I don't know about that. Imagine if instead of 9/11, (4 airliners, etc, destroyed intentionally) we had one airliner shot down mistakenly...the response would be a bit different...I mean yes there would be some people irrationally wanting revenge, but if it's an accident...
Also there was a war on at the time, between Iran and Iraq, and it was threatening allies and oil shipping lanes, so yes we were "meddling"
Wiki wrote:
Starting in September 1980 the war between Iraq and Iran had begun to witness attacks against oil tankers and merchant shipping of neighboring countries. Iran struck a Kuwaiti tanker in Bahrain's territorial waters on the 13th and a Saudi tanker in its own territory on the 16th. For the next five years, attacks continued until Kuwait petitioned the US for help in 1986, and even then Iran attacked 29 ships between September 1986 and June 1987.[9] Besides the obvious damage to Kuwaiti and Saudi business interests, they also affected the flow of oil to America. In May 1987, USS Stark was struck by two missiles launched by an Iraqi Mirage F-1, killing 37. No weapons were fired in self-defense during the attack.[10]

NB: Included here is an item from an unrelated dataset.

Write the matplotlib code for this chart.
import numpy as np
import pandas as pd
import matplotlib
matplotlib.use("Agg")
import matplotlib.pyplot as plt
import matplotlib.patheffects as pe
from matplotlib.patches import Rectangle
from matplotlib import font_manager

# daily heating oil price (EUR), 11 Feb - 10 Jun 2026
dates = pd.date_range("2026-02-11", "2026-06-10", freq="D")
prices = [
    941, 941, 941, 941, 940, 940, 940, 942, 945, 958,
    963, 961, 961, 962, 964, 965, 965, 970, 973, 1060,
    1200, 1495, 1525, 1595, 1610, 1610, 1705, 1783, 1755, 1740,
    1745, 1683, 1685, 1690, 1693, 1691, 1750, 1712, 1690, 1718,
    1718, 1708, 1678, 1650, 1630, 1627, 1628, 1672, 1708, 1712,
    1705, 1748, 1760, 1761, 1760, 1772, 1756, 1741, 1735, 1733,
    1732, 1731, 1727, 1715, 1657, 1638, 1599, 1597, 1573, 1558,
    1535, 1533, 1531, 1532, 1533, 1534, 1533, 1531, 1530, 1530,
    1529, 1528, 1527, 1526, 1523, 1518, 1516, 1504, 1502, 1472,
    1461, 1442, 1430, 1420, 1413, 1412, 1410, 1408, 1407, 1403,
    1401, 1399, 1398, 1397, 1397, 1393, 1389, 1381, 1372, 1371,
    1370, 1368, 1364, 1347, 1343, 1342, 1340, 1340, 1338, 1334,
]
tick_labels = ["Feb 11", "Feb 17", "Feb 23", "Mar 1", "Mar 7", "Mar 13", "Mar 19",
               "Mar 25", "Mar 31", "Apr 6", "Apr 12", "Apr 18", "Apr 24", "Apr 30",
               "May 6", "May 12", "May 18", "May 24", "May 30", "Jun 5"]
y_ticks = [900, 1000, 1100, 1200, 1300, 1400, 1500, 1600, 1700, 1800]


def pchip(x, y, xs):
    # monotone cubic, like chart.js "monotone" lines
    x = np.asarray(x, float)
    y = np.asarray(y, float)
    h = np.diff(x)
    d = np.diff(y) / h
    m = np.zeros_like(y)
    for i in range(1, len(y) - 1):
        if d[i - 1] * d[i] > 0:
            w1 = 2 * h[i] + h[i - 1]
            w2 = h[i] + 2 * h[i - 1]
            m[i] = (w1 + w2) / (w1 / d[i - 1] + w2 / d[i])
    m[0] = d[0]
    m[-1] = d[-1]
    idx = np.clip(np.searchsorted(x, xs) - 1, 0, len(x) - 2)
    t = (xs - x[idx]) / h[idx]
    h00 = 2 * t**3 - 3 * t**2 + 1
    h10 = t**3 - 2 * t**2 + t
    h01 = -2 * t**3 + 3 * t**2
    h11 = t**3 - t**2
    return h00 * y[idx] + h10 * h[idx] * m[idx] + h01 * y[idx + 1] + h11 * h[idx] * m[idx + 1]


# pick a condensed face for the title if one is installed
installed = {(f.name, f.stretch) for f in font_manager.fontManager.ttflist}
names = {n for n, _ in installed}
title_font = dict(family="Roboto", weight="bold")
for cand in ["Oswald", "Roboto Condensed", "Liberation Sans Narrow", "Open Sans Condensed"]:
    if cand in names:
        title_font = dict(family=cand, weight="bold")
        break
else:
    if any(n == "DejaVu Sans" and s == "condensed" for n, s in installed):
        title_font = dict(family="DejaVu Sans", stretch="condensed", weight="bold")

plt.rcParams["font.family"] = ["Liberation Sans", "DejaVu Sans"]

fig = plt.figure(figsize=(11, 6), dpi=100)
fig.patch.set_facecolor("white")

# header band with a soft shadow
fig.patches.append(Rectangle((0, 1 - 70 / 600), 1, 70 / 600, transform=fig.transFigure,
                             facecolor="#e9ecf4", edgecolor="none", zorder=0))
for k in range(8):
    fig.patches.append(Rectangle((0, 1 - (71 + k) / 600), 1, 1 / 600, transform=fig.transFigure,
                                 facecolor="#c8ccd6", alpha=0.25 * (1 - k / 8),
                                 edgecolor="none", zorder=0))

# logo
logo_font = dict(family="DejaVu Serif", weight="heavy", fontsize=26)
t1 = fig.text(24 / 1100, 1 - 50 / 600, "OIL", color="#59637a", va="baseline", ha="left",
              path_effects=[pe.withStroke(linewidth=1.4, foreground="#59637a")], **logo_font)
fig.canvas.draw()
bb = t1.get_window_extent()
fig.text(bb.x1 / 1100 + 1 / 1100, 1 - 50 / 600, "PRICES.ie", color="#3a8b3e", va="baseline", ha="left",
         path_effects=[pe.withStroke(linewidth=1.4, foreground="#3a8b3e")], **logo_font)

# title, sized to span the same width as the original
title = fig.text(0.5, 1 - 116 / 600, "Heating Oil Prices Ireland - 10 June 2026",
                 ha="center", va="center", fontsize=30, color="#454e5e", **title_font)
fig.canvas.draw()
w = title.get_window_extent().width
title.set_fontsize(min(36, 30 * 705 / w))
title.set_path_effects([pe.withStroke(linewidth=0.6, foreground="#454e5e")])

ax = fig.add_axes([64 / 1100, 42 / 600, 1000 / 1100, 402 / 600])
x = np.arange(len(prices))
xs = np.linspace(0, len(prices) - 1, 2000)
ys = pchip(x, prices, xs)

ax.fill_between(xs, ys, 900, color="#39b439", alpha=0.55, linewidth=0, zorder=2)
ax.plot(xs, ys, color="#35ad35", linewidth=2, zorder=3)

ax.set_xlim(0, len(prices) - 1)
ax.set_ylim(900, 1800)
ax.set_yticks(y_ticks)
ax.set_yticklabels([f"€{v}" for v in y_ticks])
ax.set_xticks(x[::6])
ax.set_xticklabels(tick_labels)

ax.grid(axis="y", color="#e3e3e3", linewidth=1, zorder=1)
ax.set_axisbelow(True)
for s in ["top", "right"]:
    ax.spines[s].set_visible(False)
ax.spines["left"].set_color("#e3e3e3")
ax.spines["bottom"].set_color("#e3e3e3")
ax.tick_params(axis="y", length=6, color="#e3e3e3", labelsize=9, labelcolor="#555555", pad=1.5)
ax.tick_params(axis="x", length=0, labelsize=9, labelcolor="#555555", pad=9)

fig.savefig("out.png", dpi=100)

In July 1987 eleven Kuwaiti-owned oil tankers were reflagged under the U.S. flag, and the Navy instituted Operation Earnest Will on the orders of President Reagan to protect these and other U.S. registered shipping.[11] They also undertook, again under Presidential directive, Operation Prime Chance. Following months of low intensity conflict, in April 1988 the frigate USS Samuel B. Roberts struck an Iranian mine, leading to a retaliation by the US called Operation Praying Mantis. The US Navy was operating under what Admiral Crowe called "the air of terrorism and peril that pervaded the Gulf at that time."[12]
On 29 April 1988 the U.S. expanded the scope of the U.S. Navy's protection to all friendly neutral shipping in the Persian Gulf outside of declared exclusion zones, which set the military scene of the shootdown incident.[11]
Helps to know the background IMO, we didn't just waltz in there and shoot an airliner out of the sky one day.
Worth noting that the Stark was attacked just a year previous, and hadn't even fired back. Maybe they were aware of that incident and didn't want a repeat - could have led to the crew on the Vincennes being too trigger happy.